(Stored records)
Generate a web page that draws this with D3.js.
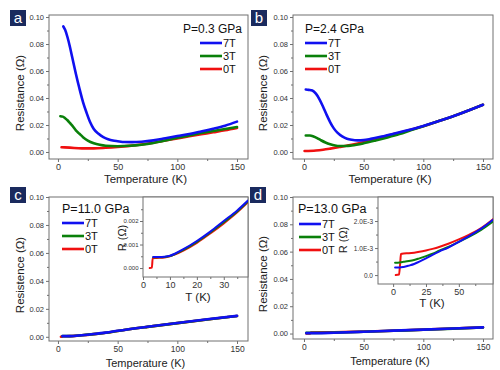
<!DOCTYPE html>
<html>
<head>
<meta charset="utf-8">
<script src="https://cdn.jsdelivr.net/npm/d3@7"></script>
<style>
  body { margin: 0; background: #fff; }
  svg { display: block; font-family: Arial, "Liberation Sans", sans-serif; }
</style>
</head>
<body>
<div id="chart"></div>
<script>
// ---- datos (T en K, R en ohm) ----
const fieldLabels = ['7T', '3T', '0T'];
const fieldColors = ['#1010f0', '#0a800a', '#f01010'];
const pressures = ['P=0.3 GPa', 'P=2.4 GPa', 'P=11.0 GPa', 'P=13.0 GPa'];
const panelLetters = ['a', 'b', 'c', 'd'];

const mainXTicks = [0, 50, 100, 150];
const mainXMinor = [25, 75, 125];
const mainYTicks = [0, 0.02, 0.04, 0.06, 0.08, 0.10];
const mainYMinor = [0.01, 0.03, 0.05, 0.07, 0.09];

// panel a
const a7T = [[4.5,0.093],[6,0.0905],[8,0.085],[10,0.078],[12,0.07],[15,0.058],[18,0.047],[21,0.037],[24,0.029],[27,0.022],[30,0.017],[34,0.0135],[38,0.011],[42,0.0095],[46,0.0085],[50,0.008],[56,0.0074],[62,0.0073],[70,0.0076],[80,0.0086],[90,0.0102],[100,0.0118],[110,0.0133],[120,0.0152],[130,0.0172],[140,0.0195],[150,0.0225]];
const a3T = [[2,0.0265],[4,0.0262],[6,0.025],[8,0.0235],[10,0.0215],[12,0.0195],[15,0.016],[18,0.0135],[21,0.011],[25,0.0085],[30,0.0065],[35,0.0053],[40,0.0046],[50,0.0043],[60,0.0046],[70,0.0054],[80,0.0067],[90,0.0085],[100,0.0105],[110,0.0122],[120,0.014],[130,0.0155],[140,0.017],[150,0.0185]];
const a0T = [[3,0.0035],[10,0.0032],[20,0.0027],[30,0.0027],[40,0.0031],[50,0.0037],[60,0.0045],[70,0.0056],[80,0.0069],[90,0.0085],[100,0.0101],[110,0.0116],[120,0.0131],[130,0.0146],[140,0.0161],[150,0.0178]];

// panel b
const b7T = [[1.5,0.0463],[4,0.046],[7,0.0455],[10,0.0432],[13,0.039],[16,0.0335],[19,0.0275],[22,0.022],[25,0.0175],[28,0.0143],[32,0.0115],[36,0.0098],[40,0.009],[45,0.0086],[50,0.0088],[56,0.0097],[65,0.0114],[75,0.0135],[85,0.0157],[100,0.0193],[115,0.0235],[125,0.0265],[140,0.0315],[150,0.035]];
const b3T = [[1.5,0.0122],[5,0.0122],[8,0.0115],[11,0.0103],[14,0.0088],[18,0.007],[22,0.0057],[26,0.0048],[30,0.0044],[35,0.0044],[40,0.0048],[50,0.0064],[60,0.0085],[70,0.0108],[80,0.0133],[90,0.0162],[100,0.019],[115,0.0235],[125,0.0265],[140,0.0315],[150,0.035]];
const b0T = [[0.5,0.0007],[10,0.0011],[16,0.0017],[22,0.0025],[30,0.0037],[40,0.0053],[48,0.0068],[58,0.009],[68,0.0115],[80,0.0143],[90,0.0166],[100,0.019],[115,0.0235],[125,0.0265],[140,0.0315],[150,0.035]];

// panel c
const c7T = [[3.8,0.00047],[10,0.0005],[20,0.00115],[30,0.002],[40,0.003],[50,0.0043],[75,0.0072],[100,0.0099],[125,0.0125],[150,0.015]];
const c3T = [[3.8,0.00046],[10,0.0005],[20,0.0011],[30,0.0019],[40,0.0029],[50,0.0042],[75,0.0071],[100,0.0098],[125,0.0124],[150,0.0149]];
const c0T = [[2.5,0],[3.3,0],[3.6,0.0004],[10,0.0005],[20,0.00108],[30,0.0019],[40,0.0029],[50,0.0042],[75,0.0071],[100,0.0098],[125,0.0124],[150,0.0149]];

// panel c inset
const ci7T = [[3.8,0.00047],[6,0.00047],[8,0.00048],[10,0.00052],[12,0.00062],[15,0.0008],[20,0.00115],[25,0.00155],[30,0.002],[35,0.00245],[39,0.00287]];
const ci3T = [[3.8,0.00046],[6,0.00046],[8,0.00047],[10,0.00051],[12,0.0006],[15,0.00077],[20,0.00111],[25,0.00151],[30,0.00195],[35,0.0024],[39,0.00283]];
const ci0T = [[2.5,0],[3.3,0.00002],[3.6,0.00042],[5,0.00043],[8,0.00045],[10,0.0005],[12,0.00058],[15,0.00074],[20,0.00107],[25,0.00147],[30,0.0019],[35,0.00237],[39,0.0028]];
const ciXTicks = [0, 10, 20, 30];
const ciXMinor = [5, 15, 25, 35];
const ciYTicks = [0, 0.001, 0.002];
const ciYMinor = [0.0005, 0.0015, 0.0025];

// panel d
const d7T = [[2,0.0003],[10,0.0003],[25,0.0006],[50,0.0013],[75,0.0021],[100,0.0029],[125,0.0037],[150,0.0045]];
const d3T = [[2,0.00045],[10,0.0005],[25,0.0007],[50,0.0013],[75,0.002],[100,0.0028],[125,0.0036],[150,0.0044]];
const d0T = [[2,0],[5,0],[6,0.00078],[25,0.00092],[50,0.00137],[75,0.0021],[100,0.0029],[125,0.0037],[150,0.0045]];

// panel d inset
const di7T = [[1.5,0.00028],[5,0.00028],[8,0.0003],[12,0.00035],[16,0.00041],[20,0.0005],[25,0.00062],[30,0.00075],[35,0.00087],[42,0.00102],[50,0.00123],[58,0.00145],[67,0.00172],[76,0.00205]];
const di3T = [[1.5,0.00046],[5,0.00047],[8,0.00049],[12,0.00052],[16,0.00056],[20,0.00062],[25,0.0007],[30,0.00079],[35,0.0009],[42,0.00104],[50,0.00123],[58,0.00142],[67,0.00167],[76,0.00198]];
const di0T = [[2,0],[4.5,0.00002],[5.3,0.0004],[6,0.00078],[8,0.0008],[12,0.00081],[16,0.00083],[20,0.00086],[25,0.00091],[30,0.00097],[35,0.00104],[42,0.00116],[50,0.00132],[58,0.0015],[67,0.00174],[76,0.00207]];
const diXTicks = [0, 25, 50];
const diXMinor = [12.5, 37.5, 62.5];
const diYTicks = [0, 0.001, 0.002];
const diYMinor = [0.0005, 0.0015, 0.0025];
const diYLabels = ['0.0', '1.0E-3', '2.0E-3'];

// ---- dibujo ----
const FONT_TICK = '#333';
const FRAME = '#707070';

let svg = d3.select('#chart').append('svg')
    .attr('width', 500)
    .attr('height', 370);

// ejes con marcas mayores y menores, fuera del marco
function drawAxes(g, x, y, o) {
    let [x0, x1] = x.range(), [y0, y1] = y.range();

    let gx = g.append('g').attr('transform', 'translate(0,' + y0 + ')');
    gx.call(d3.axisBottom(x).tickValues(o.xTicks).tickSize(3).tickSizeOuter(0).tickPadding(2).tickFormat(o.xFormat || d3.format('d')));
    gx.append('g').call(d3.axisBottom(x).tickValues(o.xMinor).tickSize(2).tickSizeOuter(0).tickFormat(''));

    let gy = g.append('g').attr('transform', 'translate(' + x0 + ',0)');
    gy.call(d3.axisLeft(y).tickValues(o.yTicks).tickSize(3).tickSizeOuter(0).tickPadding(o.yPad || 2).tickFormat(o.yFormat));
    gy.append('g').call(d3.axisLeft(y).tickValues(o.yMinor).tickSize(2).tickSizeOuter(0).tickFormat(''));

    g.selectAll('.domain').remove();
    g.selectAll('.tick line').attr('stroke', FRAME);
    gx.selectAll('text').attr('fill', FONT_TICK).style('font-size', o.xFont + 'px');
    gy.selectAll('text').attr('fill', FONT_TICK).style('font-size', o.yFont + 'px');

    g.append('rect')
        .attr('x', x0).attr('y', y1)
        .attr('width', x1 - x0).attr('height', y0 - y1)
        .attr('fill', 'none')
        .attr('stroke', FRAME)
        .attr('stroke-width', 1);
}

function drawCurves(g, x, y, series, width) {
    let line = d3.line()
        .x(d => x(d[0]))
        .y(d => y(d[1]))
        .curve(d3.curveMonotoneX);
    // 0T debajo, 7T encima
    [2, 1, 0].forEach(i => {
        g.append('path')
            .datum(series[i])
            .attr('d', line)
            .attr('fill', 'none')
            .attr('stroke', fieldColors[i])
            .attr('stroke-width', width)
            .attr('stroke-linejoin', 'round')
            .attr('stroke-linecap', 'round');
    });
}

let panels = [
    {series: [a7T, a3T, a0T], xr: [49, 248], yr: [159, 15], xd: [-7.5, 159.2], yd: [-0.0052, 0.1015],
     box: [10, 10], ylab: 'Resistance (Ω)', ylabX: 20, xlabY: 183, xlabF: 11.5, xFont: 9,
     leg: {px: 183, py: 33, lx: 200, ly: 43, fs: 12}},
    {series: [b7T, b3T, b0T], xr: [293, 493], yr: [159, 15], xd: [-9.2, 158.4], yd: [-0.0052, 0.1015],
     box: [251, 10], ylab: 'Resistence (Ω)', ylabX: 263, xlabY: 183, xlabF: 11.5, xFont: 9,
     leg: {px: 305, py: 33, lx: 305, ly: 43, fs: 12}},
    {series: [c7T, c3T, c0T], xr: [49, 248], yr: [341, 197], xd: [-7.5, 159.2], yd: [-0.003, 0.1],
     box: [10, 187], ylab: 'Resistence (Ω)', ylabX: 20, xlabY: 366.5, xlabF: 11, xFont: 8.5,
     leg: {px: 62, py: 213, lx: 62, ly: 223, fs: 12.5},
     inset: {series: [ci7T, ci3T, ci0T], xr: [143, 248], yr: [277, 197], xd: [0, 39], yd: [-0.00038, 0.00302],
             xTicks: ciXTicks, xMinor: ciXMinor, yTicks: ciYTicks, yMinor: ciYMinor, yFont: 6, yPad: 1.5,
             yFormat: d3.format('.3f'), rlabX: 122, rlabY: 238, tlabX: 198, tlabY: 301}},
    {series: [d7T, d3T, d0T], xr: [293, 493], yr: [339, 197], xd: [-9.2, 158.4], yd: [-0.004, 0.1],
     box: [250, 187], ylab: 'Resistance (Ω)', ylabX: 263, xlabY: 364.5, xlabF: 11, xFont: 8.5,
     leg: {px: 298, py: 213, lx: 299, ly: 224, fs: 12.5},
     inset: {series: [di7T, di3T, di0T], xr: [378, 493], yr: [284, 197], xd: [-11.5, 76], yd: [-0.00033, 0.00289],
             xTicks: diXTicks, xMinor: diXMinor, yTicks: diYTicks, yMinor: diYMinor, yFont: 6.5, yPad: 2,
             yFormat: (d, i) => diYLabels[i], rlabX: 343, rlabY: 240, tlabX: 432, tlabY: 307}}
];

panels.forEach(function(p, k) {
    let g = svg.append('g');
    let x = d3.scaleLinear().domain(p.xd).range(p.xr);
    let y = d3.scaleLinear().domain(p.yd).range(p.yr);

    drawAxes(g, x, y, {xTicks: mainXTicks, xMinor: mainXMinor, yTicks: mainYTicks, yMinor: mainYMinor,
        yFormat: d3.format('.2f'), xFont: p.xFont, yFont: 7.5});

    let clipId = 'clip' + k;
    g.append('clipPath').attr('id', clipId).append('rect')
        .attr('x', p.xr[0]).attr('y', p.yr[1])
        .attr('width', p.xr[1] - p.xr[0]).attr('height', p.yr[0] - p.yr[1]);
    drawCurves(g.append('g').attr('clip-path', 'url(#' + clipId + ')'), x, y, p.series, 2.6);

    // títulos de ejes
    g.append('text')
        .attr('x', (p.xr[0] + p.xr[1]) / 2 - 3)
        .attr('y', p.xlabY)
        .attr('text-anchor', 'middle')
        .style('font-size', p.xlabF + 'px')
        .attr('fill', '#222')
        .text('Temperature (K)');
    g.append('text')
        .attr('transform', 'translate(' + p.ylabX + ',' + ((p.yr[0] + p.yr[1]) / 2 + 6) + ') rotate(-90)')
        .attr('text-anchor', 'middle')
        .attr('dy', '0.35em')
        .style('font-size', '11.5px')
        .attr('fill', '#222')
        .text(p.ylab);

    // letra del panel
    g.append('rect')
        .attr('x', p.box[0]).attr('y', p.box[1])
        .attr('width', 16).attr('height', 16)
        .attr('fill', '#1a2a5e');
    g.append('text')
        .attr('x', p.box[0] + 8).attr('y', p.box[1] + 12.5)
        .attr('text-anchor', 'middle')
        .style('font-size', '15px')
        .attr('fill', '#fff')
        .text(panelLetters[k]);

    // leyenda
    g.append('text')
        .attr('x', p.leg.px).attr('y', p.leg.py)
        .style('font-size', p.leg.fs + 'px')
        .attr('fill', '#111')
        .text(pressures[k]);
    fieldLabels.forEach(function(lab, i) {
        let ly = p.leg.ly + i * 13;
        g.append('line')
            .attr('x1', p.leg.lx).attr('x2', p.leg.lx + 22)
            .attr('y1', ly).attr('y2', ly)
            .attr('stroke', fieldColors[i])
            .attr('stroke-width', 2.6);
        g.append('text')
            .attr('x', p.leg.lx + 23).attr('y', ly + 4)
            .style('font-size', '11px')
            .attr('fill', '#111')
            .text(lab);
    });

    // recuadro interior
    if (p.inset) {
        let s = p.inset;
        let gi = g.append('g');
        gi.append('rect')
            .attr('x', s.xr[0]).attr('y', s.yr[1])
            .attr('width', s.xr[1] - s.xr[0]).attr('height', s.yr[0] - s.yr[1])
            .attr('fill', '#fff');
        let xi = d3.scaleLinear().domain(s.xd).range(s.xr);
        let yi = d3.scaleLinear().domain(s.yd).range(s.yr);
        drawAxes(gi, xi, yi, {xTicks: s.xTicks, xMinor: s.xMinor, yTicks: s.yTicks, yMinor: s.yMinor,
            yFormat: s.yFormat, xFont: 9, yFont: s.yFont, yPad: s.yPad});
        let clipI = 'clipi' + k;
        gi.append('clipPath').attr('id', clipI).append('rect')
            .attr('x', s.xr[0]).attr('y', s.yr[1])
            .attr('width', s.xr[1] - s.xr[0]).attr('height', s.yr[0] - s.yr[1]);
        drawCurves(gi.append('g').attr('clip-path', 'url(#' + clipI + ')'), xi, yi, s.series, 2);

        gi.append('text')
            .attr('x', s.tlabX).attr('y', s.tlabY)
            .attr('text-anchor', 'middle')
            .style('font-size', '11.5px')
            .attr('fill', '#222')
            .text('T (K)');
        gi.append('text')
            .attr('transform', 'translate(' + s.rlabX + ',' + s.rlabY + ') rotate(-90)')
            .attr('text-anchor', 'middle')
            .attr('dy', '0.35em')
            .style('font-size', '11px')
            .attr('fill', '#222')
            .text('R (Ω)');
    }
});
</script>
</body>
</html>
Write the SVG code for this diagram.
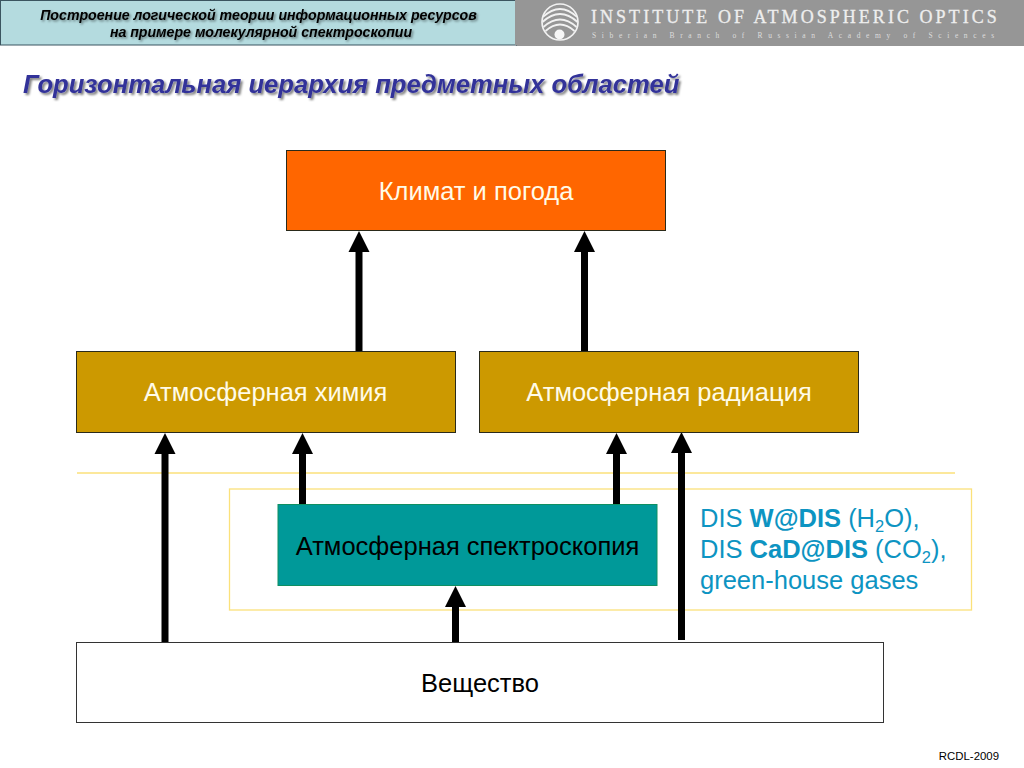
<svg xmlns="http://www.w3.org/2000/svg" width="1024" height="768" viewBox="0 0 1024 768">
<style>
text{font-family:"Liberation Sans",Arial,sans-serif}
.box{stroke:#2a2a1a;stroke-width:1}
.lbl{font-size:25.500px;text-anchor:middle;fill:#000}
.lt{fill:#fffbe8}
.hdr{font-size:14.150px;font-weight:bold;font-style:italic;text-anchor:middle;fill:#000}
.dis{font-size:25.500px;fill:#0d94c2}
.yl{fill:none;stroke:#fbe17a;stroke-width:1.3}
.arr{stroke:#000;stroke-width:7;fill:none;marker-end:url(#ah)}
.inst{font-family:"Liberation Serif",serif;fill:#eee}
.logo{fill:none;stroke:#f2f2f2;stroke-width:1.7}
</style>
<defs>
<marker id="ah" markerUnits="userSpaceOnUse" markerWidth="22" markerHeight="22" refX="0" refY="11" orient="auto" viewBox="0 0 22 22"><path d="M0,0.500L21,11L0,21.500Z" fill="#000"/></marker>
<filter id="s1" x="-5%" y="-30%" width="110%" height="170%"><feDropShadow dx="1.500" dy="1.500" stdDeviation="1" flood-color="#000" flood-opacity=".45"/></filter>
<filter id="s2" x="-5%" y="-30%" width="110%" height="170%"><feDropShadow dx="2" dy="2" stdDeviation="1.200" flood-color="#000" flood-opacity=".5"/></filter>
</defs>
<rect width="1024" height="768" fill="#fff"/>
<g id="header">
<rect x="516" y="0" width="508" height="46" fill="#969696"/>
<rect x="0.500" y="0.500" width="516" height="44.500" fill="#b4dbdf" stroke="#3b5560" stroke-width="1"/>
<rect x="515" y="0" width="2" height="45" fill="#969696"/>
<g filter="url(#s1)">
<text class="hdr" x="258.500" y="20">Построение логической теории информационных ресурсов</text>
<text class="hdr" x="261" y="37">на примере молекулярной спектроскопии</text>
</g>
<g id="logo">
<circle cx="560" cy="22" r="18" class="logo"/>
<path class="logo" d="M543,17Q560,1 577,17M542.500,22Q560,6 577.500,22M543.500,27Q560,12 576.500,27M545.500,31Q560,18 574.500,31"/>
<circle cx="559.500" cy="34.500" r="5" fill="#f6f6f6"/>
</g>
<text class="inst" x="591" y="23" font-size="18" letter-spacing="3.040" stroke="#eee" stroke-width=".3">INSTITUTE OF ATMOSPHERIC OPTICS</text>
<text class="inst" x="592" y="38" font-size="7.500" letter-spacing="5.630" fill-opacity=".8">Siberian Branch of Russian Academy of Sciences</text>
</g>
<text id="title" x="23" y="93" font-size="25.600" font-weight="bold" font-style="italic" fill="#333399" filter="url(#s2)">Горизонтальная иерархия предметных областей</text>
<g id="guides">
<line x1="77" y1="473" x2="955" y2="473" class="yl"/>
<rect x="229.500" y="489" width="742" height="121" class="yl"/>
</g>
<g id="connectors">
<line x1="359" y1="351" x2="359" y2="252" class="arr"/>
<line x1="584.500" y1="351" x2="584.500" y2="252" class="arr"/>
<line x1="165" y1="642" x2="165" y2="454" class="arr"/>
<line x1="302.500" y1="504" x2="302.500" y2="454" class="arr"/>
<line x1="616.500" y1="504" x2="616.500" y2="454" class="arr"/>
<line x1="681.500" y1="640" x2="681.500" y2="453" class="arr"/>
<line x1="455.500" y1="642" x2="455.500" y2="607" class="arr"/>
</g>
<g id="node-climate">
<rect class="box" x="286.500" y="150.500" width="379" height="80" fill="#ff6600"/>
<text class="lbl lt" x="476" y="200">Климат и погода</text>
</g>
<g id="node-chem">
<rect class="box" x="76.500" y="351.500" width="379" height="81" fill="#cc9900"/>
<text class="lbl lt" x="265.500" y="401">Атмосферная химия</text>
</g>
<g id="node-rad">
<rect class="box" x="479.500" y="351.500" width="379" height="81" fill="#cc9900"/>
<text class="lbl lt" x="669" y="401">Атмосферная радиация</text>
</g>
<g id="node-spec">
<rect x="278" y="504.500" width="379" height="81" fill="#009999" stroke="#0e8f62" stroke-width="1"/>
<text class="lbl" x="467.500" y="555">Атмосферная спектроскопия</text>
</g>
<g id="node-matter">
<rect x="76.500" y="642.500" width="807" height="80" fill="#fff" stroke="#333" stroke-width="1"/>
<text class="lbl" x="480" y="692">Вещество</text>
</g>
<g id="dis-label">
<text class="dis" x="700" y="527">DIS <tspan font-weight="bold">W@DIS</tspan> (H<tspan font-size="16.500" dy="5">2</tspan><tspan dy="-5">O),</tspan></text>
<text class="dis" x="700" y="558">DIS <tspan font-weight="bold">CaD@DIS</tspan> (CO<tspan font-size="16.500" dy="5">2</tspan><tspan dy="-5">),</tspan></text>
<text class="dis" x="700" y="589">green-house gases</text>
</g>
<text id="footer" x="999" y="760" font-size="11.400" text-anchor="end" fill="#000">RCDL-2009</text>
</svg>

• _Task to carry out_
Write out each line of the listing above, exactly, from its first line to the line holding "const mainYMinor = [0.01, 0.03, 0.05, 0.07, 0.09];", inclusive. Skip the pictures.

• _Task response_
Generate a web page that draws this with D3.js.
<!DOCTYPE html>
<html>
<head>
<meta charset="utf-8">
<script src="https://cdn.jsdelivr.net/npm/d3@7"></script>
<style>
  body { margin: 0; background: #fff; }
  svg { display: block; font-family: Arial, "Liberation Sans", sans-serif; }
</style>
</head>
<body>
<div id="chart"></div>
<script>
// ---- datos (T en K, R en ohm) ----
const fieldLabels = ['7T', '3T', '0T'];
const fieldColors = ['#1010f0', '#0a800a', '#f01010'];
const pressures = ['P=0.3 GPa', 'P=2.4 GPa', 'P=11.0 GPa', 'P=13.0 GPa'];
const panelLetters = ['a', 'b', 'c', 'd'];

const mainXTicks = [0, 50, 100, 150];
const mainXMinor = [25, 75, 125];
const mainYTicks = [0, 0.02, 0.04, 0.06, 0.08, 0.10];
const mainYMinor = [0.01, 0.03, 0.05, 0.07, 0.09];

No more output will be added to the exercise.